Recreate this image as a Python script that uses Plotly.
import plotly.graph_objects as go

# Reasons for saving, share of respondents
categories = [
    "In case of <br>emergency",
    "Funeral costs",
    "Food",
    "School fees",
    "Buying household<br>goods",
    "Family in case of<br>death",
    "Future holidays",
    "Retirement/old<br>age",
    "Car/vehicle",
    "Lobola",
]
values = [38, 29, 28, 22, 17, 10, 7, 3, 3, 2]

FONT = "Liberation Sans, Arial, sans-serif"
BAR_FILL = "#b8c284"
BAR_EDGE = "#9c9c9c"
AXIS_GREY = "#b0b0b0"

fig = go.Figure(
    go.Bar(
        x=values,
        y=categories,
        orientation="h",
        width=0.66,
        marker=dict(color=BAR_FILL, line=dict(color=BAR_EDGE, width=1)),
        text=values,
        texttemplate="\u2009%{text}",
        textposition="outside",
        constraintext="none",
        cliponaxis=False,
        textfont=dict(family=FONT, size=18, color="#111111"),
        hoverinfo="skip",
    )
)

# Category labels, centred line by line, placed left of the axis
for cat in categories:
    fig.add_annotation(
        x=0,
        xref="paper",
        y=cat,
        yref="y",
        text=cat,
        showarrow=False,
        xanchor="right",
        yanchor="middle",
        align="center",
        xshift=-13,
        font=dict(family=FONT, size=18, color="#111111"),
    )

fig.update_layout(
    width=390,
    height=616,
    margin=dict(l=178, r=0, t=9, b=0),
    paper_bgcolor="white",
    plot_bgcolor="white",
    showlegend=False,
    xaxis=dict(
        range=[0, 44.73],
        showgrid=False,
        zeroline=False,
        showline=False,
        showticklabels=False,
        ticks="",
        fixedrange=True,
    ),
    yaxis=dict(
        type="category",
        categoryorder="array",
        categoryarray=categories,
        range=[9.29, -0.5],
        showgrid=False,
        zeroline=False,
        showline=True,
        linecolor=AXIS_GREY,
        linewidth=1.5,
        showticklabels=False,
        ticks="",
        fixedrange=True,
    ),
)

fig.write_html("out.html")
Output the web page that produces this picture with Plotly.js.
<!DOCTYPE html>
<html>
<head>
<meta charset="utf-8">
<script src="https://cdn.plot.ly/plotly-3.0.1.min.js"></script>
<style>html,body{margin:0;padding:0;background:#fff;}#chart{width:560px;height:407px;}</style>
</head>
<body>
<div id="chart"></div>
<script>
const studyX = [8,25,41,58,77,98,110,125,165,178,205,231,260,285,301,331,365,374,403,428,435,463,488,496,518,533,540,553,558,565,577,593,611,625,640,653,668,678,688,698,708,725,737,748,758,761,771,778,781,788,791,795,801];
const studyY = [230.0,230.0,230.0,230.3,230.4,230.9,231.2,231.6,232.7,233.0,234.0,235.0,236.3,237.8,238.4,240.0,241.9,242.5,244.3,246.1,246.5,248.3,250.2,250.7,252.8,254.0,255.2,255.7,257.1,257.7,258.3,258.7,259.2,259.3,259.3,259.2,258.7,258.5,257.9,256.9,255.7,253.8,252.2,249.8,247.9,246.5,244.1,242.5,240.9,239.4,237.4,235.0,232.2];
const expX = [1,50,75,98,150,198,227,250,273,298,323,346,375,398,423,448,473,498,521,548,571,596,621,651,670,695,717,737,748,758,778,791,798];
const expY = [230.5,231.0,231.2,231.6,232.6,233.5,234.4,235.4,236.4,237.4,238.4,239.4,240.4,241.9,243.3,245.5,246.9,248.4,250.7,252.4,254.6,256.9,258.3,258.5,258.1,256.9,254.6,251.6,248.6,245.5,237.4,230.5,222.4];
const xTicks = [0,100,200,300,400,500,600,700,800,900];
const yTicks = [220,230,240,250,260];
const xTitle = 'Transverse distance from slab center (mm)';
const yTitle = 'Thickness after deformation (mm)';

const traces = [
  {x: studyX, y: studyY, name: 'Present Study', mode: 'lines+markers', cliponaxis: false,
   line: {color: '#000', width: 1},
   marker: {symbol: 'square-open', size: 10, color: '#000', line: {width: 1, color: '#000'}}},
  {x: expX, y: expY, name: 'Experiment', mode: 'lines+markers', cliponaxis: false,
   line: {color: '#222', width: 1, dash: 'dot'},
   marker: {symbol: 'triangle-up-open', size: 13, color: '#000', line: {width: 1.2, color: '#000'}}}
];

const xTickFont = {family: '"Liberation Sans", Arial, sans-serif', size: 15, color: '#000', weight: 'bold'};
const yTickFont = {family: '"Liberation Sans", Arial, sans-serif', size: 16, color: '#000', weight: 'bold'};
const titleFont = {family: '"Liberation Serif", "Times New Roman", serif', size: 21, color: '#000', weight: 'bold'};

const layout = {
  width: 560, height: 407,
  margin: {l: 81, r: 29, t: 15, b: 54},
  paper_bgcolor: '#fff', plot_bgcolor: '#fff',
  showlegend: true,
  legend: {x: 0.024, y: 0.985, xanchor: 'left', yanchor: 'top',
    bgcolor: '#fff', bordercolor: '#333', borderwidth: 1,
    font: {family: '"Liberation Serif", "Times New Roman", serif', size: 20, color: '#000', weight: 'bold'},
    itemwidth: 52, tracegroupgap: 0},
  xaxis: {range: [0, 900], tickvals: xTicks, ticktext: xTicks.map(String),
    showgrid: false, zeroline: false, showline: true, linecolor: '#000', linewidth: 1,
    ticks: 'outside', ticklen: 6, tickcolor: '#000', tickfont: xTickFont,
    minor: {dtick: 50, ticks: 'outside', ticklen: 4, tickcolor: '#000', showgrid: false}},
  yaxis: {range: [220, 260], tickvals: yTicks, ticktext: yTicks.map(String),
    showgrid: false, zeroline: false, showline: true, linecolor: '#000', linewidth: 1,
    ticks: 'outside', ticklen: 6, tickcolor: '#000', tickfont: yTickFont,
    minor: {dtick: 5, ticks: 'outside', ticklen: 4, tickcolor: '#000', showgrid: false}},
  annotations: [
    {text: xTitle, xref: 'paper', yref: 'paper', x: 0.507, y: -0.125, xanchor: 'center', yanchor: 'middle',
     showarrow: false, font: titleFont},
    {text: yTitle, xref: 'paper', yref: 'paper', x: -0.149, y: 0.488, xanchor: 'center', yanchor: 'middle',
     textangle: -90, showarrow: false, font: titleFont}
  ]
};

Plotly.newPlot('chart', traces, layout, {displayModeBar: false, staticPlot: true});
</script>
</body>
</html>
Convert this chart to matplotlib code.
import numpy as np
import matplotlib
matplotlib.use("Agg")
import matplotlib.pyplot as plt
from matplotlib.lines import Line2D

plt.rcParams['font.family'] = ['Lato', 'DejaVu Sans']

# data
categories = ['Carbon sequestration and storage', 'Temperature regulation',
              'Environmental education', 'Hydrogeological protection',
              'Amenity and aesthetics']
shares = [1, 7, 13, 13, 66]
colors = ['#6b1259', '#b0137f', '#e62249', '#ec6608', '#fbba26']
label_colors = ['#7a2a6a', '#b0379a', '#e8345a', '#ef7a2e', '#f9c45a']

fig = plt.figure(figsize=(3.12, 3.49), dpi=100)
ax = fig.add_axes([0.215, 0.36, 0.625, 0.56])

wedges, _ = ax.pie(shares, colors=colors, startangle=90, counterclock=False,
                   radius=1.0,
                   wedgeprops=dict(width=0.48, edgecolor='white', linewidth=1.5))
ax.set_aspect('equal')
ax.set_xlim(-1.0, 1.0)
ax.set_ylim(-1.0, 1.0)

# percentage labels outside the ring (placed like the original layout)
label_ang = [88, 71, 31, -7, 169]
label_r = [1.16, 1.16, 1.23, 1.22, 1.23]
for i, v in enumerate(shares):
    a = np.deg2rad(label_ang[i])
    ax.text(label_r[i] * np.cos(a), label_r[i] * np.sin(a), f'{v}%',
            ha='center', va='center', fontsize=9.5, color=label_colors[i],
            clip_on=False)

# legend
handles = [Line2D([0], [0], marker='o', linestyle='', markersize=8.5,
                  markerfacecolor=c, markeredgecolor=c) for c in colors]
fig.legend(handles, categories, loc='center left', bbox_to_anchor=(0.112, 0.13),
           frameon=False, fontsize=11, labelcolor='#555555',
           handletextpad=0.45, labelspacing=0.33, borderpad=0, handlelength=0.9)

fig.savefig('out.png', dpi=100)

====

Look through the lines above and collect those with the word "that".

Recreate this image as a Python script that uses Plotly.
Output the web page that produces this picture with Plotly.js.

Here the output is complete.